━━━━━ DATA EXTRACT
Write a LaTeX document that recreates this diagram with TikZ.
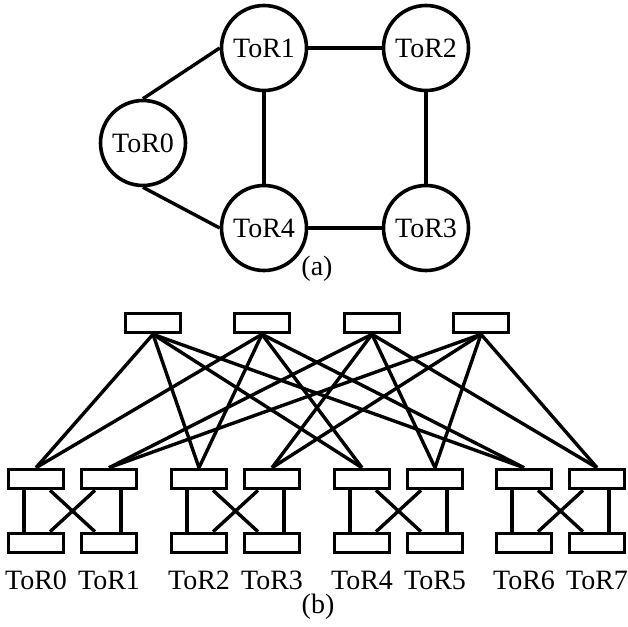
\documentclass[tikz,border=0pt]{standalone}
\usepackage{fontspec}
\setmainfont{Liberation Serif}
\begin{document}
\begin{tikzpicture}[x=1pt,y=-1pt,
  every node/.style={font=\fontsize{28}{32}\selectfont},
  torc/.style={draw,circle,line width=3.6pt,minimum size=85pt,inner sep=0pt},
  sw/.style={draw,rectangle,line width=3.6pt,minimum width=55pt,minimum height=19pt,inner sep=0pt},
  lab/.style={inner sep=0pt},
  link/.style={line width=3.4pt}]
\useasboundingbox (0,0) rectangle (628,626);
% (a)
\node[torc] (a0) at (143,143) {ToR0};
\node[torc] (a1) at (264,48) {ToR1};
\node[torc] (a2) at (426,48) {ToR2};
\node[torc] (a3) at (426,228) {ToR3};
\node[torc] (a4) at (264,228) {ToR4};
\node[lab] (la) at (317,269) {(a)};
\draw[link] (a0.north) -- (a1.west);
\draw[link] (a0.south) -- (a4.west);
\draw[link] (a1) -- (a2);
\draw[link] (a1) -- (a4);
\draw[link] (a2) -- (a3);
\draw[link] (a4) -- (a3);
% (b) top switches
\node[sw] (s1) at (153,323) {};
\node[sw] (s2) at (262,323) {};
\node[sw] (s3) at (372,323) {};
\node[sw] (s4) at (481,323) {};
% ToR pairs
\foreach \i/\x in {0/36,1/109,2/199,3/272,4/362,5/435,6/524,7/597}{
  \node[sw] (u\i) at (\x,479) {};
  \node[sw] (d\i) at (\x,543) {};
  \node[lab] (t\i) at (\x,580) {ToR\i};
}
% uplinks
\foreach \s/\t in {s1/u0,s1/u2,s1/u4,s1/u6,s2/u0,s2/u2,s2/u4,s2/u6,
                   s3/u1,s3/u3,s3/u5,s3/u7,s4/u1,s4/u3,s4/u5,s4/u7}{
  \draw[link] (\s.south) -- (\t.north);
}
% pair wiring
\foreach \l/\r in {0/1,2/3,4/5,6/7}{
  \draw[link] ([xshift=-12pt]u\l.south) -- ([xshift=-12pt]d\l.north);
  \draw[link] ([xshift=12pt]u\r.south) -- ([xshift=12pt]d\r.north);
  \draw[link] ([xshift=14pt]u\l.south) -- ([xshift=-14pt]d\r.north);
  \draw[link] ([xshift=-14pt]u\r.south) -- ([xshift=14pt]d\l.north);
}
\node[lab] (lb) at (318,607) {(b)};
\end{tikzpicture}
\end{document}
━━━━━━━━━━
All of the material above should be reproduced exactly, except the pictures.

*THE RESPONSE*.
Write a LaTeX document that recreates this diagram with TikZ.
\documentclass[tikz,border=0pt]{standalone}
\usepackage{fontspec}
\setmainfont{Liberation Serif}
\begin{document}
\begin{tikzpicture}[x=1pt,y=-1pt,
  every node/.style={font=\fontsize{28}{32}\selectfont},
  torc/.style={draw,circle,line width=3.6pt,minimum size=85pt,inner sep=0pt},
  sw/.style={draw,rectangle,line width=3.6pt,minimum width=55pt,minimum height=19pt,inner sep=0pt},
  lab/.style={inner sep=0pt},
  link/.style={line width=3.4pt}]
\useasboundingbox (0,0) rectangle (628,626);
% (a)
\node[torc] (a0) at (143,143) {ToR0};
\node[torc] (a1) at (264,48) {ToR1};
\node[torc] (a2) at (426,48) {ToR2};
\node[torc] (a3) at (426,228) {ToR3};
\node[torc] (a4) at (264,228) {ToR4};
\node[lab] (la) at (317,269) {(a)};
\draw[link] (a0.north) -- (a1.west);
\draw[link] (a0.south) -- (a4.west);
\draw[link] (a1) -- (a2);
\draw[link] (a1) -- (a4);
\draw[link] (a2) -- (a3);
\draw[link] (a4) -- (a3);
% (b) top switches
\node[sw] (s1) at (153,323) {};
\node[sw] (s2) at (262,323) {};
\node[sw] (s3) at (372,323) {};
\node[sw] (s4) at (481,323) {};
% ToR pairs
\foreach \i/\x in {0/36,1/109,2/199,3/272,4/362,5/435,6/524,7/597}{
  \node[sw] (u\i) at (\x,479) {};
  \node[sw] (d\i) at (\x,543) {};
  \node[lab] (t\i) at (\x,580) {ToR\i};
}
% uplinks
\foreach \s/\t in {s1/u0,s1/u2,s1/u4,s1/u6,s2/u0,s2/u2,s2/u4,s2/u6,
                   s3/u1,s3/u3,s3/u5,s3/u7,s4/u1,s4/u3,s4/u5,s4/u7}{
  \draw[link] (\s.south) -- (\t.north);
}
% pair wiring
\foreach \l/\r in {0/1,2/3,4/5,6/7}{
  \draw[link] ([xshift=-12pt]u\l.south) -- ([xshift=-12pt]d\l.north);
  \draw[link] ([xshift=12pt]u\r.south) -- ([xshift=12pt]d\r.north);
  \draw[link] ([xshift=14pt]u\l.south) -- ([xshift=-14pt]d\r.north);
  \draw[link] ([xshift=-14pt]u\r.south) -- ([xshift=14pt]d\l.north);
}
\node[lab] (lb) at (318,607) {(b)};
\end{tikzpicture}
\end{document}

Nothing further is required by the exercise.